### What to work on
Below, find the line containing "Output the Python" and the line containing "ax.set_ylim(275.8, 305)"; reproduce exactly those two and every line between them, omitting pictures.

### Data for the task

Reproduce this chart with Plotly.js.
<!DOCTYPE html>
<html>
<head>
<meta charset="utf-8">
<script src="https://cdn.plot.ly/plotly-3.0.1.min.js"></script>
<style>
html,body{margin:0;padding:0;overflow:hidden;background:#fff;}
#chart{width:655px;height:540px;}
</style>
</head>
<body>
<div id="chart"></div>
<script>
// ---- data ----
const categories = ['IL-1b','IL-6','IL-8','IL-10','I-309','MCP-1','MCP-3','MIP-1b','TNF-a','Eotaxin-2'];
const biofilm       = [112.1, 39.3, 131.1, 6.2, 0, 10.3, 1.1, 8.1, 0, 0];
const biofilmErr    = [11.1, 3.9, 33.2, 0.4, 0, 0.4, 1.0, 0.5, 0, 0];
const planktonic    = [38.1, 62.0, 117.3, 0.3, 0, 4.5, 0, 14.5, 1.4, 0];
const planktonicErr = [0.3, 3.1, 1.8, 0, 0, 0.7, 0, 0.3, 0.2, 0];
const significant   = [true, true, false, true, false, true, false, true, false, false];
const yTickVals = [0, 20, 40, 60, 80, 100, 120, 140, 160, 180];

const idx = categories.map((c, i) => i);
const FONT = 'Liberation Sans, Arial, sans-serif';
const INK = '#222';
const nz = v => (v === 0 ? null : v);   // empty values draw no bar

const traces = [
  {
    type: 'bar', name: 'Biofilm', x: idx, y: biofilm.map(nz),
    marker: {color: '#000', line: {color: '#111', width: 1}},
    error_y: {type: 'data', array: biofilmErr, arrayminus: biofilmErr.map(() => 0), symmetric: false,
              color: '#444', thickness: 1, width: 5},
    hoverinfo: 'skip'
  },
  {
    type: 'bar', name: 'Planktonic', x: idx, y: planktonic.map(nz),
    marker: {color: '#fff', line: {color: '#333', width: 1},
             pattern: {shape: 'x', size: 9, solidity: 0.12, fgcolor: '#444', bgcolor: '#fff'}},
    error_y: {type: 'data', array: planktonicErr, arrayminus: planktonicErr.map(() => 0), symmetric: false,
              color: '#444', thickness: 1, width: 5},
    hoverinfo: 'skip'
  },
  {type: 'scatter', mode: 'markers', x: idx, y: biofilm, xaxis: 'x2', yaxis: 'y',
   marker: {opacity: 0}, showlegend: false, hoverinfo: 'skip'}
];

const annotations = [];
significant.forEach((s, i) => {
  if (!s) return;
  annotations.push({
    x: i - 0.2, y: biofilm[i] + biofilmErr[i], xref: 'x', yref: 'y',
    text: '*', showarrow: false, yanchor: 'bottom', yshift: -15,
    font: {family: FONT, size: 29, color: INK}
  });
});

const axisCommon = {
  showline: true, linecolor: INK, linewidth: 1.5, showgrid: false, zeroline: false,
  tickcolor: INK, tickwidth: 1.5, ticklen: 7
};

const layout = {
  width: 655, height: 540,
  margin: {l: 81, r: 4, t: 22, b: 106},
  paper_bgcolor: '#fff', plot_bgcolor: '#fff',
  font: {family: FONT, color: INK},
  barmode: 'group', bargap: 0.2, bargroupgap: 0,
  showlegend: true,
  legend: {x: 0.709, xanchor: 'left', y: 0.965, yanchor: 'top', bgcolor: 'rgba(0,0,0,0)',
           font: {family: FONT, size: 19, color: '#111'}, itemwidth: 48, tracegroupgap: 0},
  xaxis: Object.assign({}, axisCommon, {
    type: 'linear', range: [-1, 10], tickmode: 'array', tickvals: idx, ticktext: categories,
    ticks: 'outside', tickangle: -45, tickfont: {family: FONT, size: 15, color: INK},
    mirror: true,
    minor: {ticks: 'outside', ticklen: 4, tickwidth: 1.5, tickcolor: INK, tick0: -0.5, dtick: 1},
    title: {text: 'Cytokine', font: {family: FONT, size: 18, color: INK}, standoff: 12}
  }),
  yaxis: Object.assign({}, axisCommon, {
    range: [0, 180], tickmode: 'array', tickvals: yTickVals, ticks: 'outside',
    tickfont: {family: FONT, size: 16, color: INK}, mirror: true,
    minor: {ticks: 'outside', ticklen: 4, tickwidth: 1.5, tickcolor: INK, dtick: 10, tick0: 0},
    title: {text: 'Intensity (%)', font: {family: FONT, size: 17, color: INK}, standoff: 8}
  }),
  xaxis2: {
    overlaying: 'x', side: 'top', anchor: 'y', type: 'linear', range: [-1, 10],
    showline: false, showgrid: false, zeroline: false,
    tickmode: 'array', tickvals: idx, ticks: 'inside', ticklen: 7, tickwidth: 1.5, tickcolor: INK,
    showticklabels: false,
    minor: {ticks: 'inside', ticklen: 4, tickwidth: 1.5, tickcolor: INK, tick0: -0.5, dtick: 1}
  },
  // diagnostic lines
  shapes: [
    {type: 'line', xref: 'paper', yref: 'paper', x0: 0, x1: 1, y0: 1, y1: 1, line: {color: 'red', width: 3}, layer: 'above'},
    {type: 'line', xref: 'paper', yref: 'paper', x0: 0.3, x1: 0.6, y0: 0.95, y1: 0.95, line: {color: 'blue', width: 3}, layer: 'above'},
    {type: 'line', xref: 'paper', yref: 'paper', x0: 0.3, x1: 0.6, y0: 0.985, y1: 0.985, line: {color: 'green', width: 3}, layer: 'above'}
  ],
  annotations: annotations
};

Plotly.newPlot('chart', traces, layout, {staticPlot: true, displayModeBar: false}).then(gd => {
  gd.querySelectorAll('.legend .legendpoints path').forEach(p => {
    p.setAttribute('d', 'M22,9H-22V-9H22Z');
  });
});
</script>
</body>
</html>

* * *

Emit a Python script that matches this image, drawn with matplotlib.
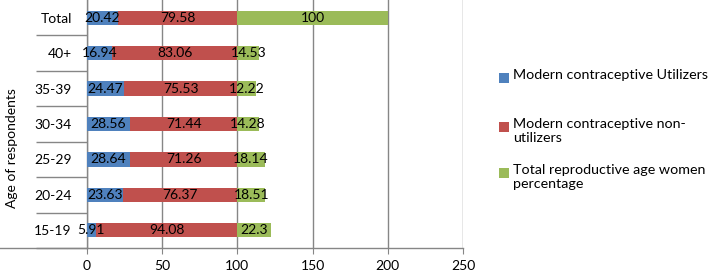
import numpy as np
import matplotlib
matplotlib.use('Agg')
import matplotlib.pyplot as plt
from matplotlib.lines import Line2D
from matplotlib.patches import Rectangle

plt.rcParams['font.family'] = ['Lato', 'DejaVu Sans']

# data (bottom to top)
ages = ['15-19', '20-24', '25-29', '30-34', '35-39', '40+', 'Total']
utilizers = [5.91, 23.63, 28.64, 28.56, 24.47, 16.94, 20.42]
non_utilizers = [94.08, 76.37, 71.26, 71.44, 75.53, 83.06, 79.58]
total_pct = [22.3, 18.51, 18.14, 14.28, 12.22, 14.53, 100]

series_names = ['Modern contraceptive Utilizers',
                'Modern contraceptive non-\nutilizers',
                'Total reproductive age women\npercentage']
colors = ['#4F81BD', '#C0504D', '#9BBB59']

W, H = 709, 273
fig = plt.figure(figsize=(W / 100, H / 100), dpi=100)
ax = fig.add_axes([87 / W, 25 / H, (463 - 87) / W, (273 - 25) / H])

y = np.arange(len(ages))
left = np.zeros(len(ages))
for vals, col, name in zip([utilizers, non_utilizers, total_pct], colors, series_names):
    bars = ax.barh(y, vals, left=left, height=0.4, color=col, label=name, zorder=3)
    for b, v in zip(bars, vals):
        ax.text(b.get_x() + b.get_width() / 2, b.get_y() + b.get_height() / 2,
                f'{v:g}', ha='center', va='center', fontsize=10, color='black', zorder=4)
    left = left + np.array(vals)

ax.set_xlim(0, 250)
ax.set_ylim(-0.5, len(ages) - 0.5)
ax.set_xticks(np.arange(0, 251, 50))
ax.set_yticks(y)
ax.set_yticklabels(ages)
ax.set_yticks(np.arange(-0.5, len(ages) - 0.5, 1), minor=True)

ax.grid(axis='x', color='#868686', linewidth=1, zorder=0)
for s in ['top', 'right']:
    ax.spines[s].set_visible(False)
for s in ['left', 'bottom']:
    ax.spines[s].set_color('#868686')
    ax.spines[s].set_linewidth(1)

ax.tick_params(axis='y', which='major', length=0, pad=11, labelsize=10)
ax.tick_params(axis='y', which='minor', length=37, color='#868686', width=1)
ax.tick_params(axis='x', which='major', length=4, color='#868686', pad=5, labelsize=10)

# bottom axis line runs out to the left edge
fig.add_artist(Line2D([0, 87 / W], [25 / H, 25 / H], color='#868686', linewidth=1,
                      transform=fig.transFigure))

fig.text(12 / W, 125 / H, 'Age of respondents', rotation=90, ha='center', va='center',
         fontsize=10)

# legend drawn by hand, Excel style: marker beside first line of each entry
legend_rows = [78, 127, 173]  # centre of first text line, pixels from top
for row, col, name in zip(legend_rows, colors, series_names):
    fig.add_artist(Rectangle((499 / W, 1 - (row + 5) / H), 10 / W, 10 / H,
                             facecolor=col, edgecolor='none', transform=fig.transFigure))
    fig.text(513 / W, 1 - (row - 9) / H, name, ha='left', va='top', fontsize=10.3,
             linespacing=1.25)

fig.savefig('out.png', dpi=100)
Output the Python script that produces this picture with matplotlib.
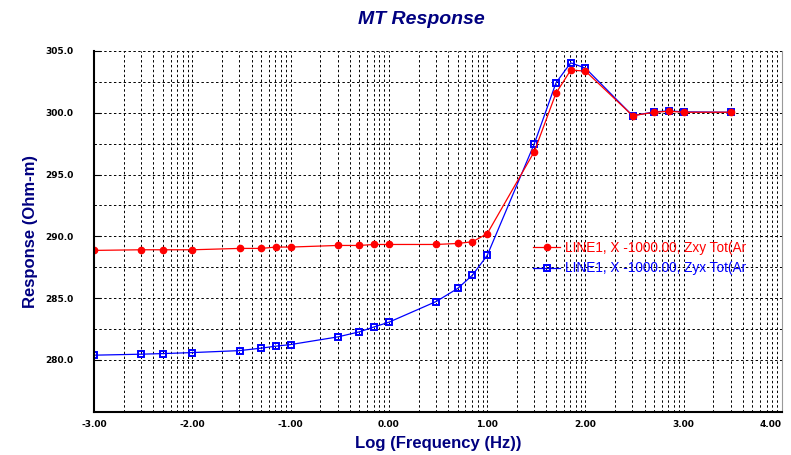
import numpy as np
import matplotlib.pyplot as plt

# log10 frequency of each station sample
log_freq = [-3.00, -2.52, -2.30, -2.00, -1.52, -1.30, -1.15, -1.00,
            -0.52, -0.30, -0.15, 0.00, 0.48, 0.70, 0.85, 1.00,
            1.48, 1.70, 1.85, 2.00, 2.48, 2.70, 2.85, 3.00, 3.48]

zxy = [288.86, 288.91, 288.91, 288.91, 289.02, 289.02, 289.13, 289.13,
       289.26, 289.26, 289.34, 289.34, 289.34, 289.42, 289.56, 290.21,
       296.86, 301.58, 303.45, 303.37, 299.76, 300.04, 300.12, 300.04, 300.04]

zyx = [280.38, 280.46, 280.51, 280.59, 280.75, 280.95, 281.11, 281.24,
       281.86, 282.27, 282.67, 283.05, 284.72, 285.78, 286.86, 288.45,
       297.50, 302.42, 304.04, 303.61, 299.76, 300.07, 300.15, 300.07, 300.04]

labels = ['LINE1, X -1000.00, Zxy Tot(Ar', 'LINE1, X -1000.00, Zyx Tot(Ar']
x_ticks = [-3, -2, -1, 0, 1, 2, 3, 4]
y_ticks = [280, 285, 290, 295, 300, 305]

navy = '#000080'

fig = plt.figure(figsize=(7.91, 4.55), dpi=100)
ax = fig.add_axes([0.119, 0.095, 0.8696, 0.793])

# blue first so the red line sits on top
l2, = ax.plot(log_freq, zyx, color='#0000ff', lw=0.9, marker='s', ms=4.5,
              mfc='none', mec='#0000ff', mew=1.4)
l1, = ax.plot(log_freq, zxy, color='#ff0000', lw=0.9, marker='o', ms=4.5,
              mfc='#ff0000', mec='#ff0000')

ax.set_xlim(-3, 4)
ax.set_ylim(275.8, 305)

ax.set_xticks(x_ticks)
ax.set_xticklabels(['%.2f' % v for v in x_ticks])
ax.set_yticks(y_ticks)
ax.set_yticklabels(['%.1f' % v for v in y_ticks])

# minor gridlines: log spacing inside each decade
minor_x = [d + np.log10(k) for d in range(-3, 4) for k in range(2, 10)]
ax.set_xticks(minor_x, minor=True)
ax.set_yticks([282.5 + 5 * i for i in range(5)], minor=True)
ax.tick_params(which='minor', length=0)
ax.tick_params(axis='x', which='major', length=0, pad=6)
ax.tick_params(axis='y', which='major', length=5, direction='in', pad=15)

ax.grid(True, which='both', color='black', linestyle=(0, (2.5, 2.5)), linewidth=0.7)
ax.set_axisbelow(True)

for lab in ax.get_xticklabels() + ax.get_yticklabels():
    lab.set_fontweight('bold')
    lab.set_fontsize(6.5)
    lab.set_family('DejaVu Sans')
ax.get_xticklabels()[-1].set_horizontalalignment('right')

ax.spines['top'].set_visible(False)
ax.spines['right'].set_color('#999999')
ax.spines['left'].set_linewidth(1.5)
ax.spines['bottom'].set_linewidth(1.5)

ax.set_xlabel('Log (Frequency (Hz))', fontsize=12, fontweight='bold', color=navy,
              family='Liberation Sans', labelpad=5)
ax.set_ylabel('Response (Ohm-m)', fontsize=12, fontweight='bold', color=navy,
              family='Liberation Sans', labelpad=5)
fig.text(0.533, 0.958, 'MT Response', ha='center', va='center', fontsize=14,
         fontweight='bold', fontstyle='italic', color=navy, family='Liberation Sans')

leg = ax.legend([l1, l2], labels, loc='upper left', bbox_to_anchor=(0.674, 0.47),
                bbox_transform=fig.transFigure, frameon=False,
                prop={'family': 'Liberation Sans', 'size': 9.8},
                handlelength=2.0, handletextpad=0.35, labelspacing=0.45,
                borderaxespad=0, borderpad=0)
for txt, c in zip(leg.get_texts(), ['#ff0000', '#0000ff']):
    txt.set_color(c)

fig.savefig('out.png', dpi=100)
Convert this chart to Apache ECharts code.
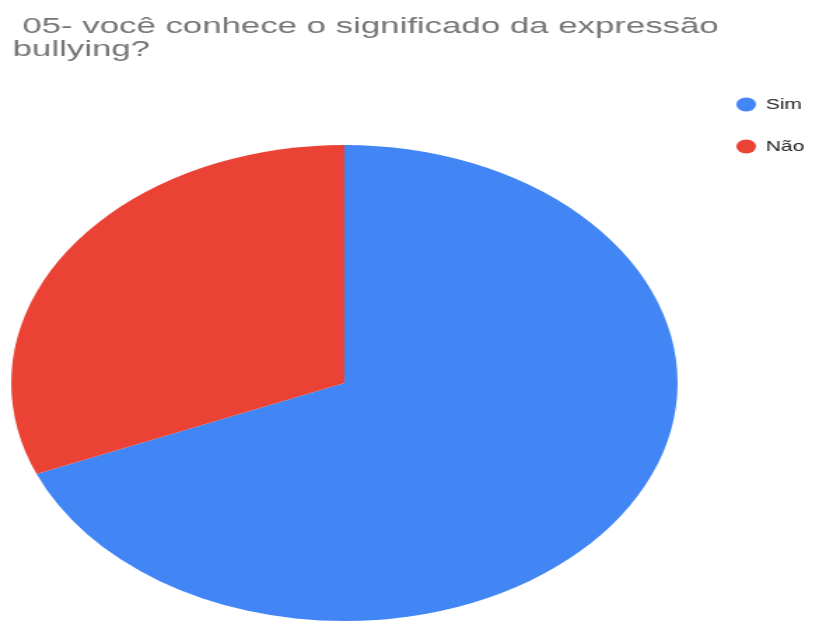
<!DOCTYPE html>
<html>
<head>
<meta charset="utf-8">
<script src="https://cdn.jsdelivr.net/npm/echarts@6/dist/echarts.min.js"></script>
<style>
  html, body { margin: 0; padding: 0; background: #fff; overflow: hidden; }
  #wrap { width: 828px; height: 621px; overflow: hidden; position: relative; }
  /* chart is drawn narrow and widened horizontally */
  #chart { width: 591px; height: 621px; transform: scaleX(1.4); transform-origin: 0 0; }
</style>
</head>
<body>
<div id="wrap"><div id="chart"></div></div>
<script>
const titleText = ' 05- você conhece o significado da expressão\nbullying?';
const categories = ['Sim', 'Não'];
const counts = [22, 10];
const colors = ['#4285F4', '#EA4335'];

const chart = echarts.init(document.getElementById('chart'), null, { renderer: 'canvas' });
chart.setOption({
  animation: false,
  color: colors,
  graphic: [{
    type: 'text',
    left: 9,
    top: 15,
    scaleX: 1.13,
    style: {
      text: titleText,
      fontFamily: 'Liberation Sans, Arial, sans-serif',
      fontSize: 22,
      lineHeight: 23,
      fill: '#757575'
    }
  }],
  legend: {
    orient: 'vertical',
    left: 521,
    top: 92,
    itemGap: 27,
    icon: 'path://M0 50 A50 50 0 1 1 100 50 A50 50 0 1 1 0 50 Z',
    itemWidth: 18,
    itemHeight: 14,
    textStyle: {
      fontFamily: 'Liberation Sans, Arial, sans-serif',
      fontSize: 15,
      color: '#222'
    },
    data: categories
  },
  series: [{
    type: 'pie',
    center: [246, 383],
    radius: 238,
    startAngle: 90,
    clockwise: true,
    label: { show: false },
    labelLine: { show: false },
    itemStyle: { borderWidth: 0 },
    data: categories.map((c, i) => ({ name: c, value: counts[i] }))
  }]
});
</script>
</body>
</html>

### Output
Output the Python script that produces this picture with matplotlib.
import numpy as np
import matplotlib.pyplot as plt

# log10 frequency of each station sample
log_freq = [-3.00, -2.52, -2.30, -2.00, -1.52, -1.30, -1.15, -1.00,
            -0.52, -0.30, -0.15, 0.00, 0.48, 0.70, 0.85, 1.00,
            1.48, 1.70, 1.85, 2.00, 2.48, 2.70, 2.85, 3.00, 3.48]

zxy = [288.86, 288.91, 288.91, 288.91, 289.02, 289.02, 289.13, 289.13,
       289.26, 289.26, 289.34, 289.34, 289.34, 289.42, 289.56, 290.21,
       296.86, 301.58, 303.45, 303.37, 299.76, 300.04, 300.12, 300.04, 300.04]

zyx = [280.38, 280.46, 280.51, 280.59, 280.75, 280.95, 281.11, 281.24,
       281.86, 282.27, 282.67, 283.05, 284.72, 285.78, 286.86, 288.45,
       297.50, 302.42, 304.04, 303.61, 299.76, 300.07, 300.15, 300.07, 300.04]

labels = ['LINE1, X -1000.00, Zxy Tot(Ar', 'LINE1, X -1000.00, Zyx Tot(Ar']
x_ticks = [-3, -2, -1, 0, 1, 2, 3, 4]
y_ticks = [280, 285, 290, 295, 300, 305]

navy = '#000080'

fig = plt.figure(figsize=(7.91, 4.55), dpi=100)
ax = fig.add_axes([0.119, 0.095, 0.8696, 0.793])

# blue first so the red line sits on top
l2, = ax.plot(log_freq, zyx, color='#0000ff', lw=0.9, marker='s', ms=4.5,
              mfc='none', mec='#0000ff', mew=1.4)
l1, = ax.plot(log_freq, zxy, color='#ff0000', lw=0.9, marker='o', ms=4.5,
              mfc='#ff0000', mec='#ff0000')

ax.set_xlim(-3, 4)
ax.set_ylim(275.8, 305)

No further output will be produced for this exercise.